La République arabe syrienne, et le clan Assad qui la dirige depuis 1970, a tenu bon depuis le déclenchement de la révolte populaire dite du « printemps arabe » en 2011. Après une répression féroce des contestataires par le régime, cette rébellion s’est transformée en lutte armée faisant intervenir des mouvements religieux comme le groupe Etat islamique (EI), Al Qaeda et différents autres mouvements islamistes faisant dans l’ensemble assez peu dans la poésie.
C’est ainsi que la Syrie a été transformée en un terrain de guerre civile où s’est exercé une cruauté d’un niveau encore rarement atteint. Des groupes islamistes contre un gouvernement dictatorial avec au milieu un peuple éclaté en une multitude d’ethnies et de pratiques religieuses, il n’en fallait pas plus pour déclencher un cataclysme et on a vu ce malheureux pays devenir la proie de toutes les barbaries. Cerise sur le gâteau, la situation s’est internationalisée avec les interventions d’une coalition internationale (plutôt occidentale) pour détruire les mouvements islamistes, de la Russie pour soutenir le régime Assad et de la Turquie qui veut protéger sa frontière sud des mouvements kurdes.
Le résultat est effrayant : des millions de déplacés (y compris en Europe), des massacres de populations civiles, des crimes de guerre et contre l’humanité, des tortures et meurtres en tous genres, le plus souvent largement filmés et relayés sur les réseaux dits « sociaux », un pays détruit, une population éclatée, etc. La Syrie qui n’était déjà pas particulièrement gâtée par la gouvernance de la famille Assad depuis 50 ans, est devenue le banc d’essai de tout ce que peuvent produire des esprits dérangés et maléfiques. On dirait que chaque camp s’y est mis pour essayer d’enfoncer le pays le plus profond possible dans le gouffre.
Malgré cette situation, le clan Assad a réussi à se maintenir au pouvoir, profitant habilement de l’internationalisation du conflit, manipulant les opposants les uns contre les autres. Accusé de crimes de guerre et de crimes contre l’humanité, Bachar el Assad (fils de Hafez el Assad) a d’abord été mis à l’index de la Ligue arabe, le garçon n’était vraiment pas fréquentable, même pour les théocraties moyen-orientales. Mais le temps a passé, Assad est toujours au pouvoir, la coalition occidentale a détruit au moins provisoirement l’EI et s’est retirée, la Russie alliée de la Syrie lui fait partager son message anti-occidental ; alors la Ligue arabe a réintégré la Syrie en mai dernier.
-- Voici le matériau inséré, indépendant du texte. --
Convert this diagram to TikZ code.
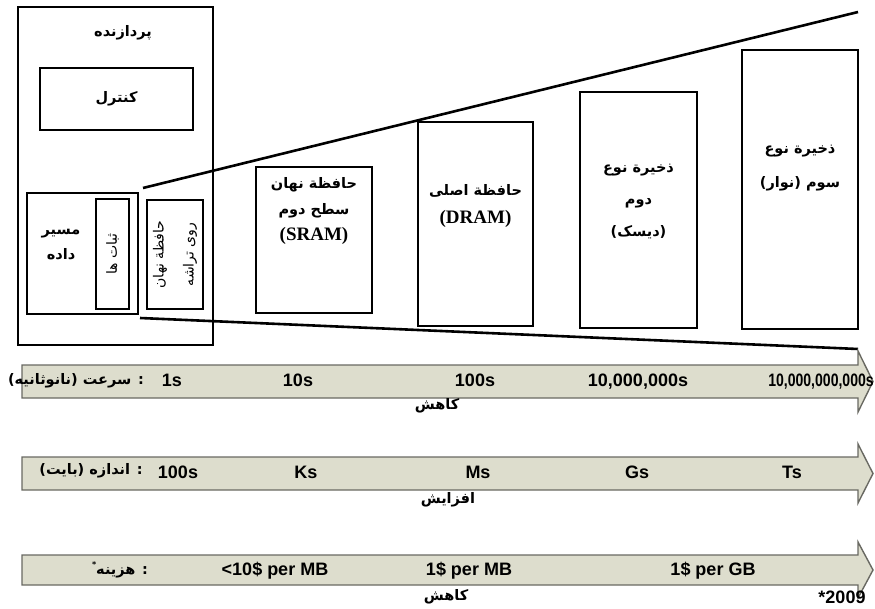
\documentclass[tikz,border=0pt]{standalone}
\usepackage{fontspec}
\setmainfont{Liberation Sans}
\newfontfamily\farsi[Script=Arabic]{DejaVu Sans}
\newfontfamily\latinserif{Liberation Serif}
\TeXXeTstate=1
\usetikzlibrary{positioning}
\definecolor{bandfill}{RGB}{221,221,205}
\definecolor{bandline}{RGB}{105,105,98}
\newcommand{\fa}[1]{{\farsi\bfseries\beginR #1\endR}}
\newcommand{\faregular}[1]{{\farsi\beginR #1\endR}}

\begin{document}
\begin{tikzpicture}[
        x=1pt, y=-1pt,
        box/.style={draw, line width=2.4pt, inner sep=0pt},
        fatxt/.style={font=\fontsize{14.5}{25}\selectfont, align=center, inner sep=0pt},
        val/.style={font=\fontsize{18}{20}\selectfont\bfseries, inner sep=0pt,
                    text height=13pt, text depth=4pt},
        band/.style={fill=bandfill, draw=bandline, line width=1.4pt},
        fan/.style={line width=2.6pt},
    ]
    \useasboundingbox (0,0) rectangle (875,609);

    % processor and its parts
    \node[box, minimum width=195pt, minimum height=338pt] (cpu) at (115.5,176) {};
    \node[box, minimum width=153pt, minimum height=62pt] (ctrl) at (116.5,99) {};
    \node[box, minimum width=111pt, minimum height=121pt] (dpath) at (82.5,253.5) {};
    \node[box, minimum width=33pt, minimum height=110pt] (regs) at (112.5,254) {};
    \node[box, minimum width=56pt, minimum height=109pt] (onchip) at (175,254.5) {};

    \node[fatxt] (cpulbl) at (123,33) {\fa{پردازنده}};
    \node[fatxt] (ctrllbl) at (ctrl) {\fa{کنترل}};
    \node[fatxt] (dpathlbl) at (61,245) {\fa{مسیر}\\\fa{داده}};
    \node[fatxt, rotate=90, font=\fontsize{14}{30}\selectfont] (regslbl) at (regs) {\faregular{ثبات ها}};
    \node[fatxt, rotate=90, font=\fontsize{14}{30}\selectfont] (onchiplbl) at (onchip)
        {\faregular{حافظة نهان}\\\faregular{روی تراشه}};

    % levels of the hierarchy
    \node[box, minimum width=116pt, minimum height=146pt] (sram) at (314,240) {};
    \node[box, minimum width=115pt, minimum height=204pt] (dram) at (475.5,224) {};
    \node[box, minimum width=117pt, minimum height=236pt] (disk) at (638.5,210) {};
    \node[box, minimum width=116pt, minimum height=279pt] (tape) at (800,189.5) {};

    \node[fatxt, font=\fontsize{14.5}{26}\selectfont, below=11pt of sram.north] (sramlbl)
        {\fa{حافظة نهان}\\\fa{سطح دوم}\\{\latinserif\bfseries\fontsize{19}{20}\selectfont (SRAM)}};
    \node[fatxt, font=\fontsize{14.5}{28}\selectfont, below=63pt of dram.north] (dramlbl)
        {\fa{حافظة اصلی}\\{\latinserif\bfseries\fontsize{19}{20}\selectfont (DRAM)}};
    \node[fatxt, font=\fontsize{14.5}{32}\selectfont, below=73pt of disk.north] (disklbl)
        {\fa{ذخیرة نوع}\\\fa{دوم}\\\fa{(دیسک)}};
    \node[fatxt, font=\fontsize{14.5}{34}\selectfont, below=96pt of tape.north] (tapelbl)
        {\fa{ذخیرة نوع}\\\fa{سوم (نوار)}};

    % fan-out lines
    \coordinate (fanA) at (143,188);
    \coordinate (fanB) at (140,318);
    \coordinate (fanC) at (858,12);
    \coordinate (fanD) at (858,349);
    \draw[fan] (fanA) -- (fanC);
    \draw[fan] (fanB) -- (fanD);

    % three bands
    \foreach \t/\b/\ht/\hb in {365/398/351/412, 457/490/444/503, 555/585/542/598}
        \draw[band] (22,\t) -- (858,\t) -- (858,\ht) -- (873,{(\t+\b)/2})
            -- (858,\hb) -- (858,\b) -- (22,\b) -- cycle;

    % speed
    \node[fatxt] (speedlbl) at (76,381) {\fa{: سرعت (نانوثانیه)}};
    \node[val] (sp1) at (172,382) {1s};
    \node[val] (sp2) at (298,382) {10s};
    \node[val] (sp3) at (475,382) {100s};
    \node[val] (sp4) at (638,382) {10,000,000s};
    \node[val] (sp5) at (821,382) {\scalebox{0.78}[1]{10,000,000,000s}};
    \node[fatxt] (speeddir) at (437,406) {\fa{کاهش}};

    % size
    \node[fatxt] (sizelbl) at (91,471) {\fa{: اندازه (بایت)}};
    \node[val] (sz1) at (178,474) {100s};
    \node[val] (sz2) at (306,474) {Ks};
    \node[val] (sz3) at (478,474) {Ms};
    \node[val] (sz4) at (637,474) {Gs};
    \node[val] (sz5) at (792,474) {Ts};
    \node[fatxt] (sizedir) at (448,500) {\fa{افزایش}};

    % cost
    \node[fatxt] (costlbl) at (120,570) {\fa{: هزینه\raisebox{7pt}{\footnotesize *}}};
    \node[val] (co1) at (275,571) {<10\$ per MB};
    \node[val] (co2) at (469,571) {1\$ per MB};
    \node[val] (co3) at (713,571) {1\$ per GB};
    \node[fatxt] (costdir) at (446,597) {\fa{کاهش}};
    \node[val] (year) at (842,599) {*2009};
\end{tikzpicture}
\end{document}
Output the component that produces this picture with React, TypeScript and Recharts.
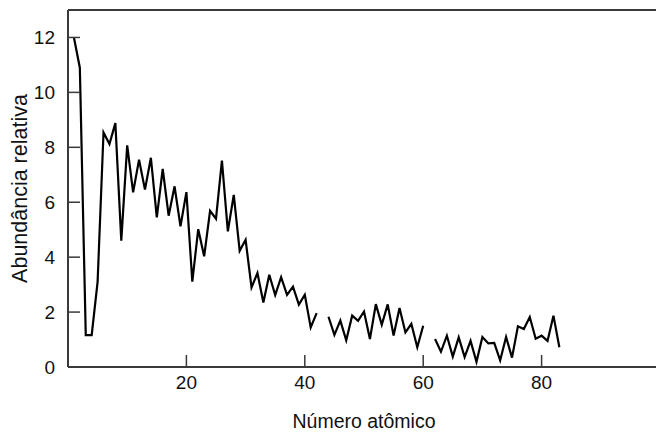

Le retour de l’enfant prodigue a été entériné lors d’un sommet de la Ligue arabe le 19 mai auquel était également invité le président ukrainien Zelenski venu essayer d’obtenir un peu de soutien des pays arabes contre l’invasion russe de son pays. Il a été rapporté que lorsque Zelinsky s’est exprimé en ukrainien devant les chefs d’Etat arabes, le président syrien a ostensiblement laissé tombé son casque de traduction, ne souhaitant sans doute pas connaître le fond de la pensée de l’ennemi de son allié russe.
Cette réintégration marque aussi la poursuite du déclin du sentiment démocratique. Les pays membres de cette Ligue ne voient sans doute plus pourquoi ils iraient sanctionner l’un des leurs pour des raisons liées à la démocratie, concept assez creux pour la majorité d’entre eux et en voie de déclin dans le reste du monde. Pour le moment, les pays occidentaux considèrent toujours le clan Assad, et donc la Syrie, comme infréquentable, au moins officiellement.